Aliás, o nosso país compara muito bem com os bastiões da extrema-direita, que se arroga a verdadeira defensora da ordem.
A Hungria, onde Viktor Orbán governa desde 2010, assistiu a uma subida de 6% na criminalidade e de 5% nos furtos no último ano e, segundo o relatório da organização “Transparência Internacional”, apresenta o pior desempenho em toda a União Europeia no combate à corrupção. Mais uma vez, são dados que não ajudam a corroborar as narrativas do Chega e das suas congéneres europeias, mas que se mantém afastados do escrutínio mediático.

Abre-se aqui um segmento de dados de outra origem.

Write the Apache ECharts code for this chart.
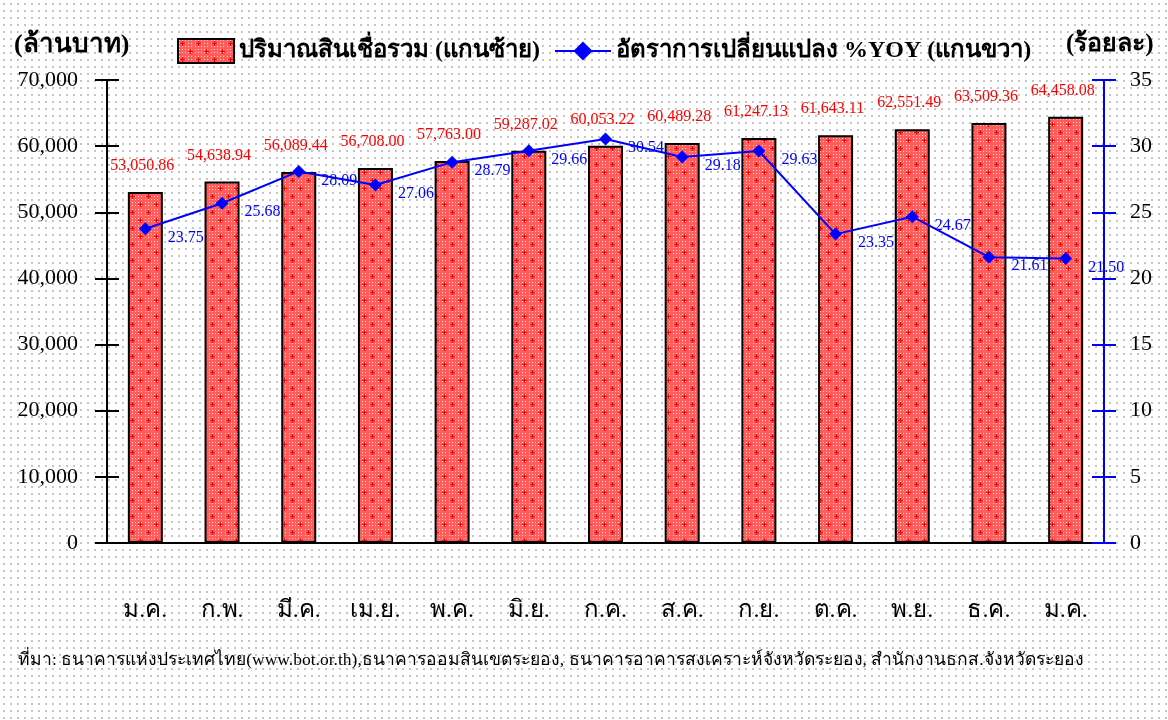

Os debates sobre segurança, sobre gestão e integração migratória (separadamente) podiam ser sérios, mas esse não é o objetivo do Chega, que se limita a mimetizar as frases mais sonantes que oiça do estrangeiro (a ironia), sejam proferidas por Donald Trump ou pela extrema-direita alemã. A palavra de ordem passou a ser “deportar” e Rita Matias já elevou a tónica da desumanização, chamando de “ratos” a imigrantes nas ruas de Lisboa. No sentido inverso, da decência, há casos práticos de sucesso que podem e devem ser apresentados como exemplos a seguir.
A participação da comunidade migrante no município de Braga, nomeadamente, é encorajadora e uma expressão do benefício mútuo que pode existir entre população autóctone e os imigrantes que nos escolham como destino.
Se estamos a falar de vidas - dos portugueses e dos imigrantes - o mínimo que se exige é tratar estes temas com a seriedade e a sensibilidade de quem quer encontrar soluções e não apenas descarregar preconceitos.
Quando for esse o exercício, podem contar comigo.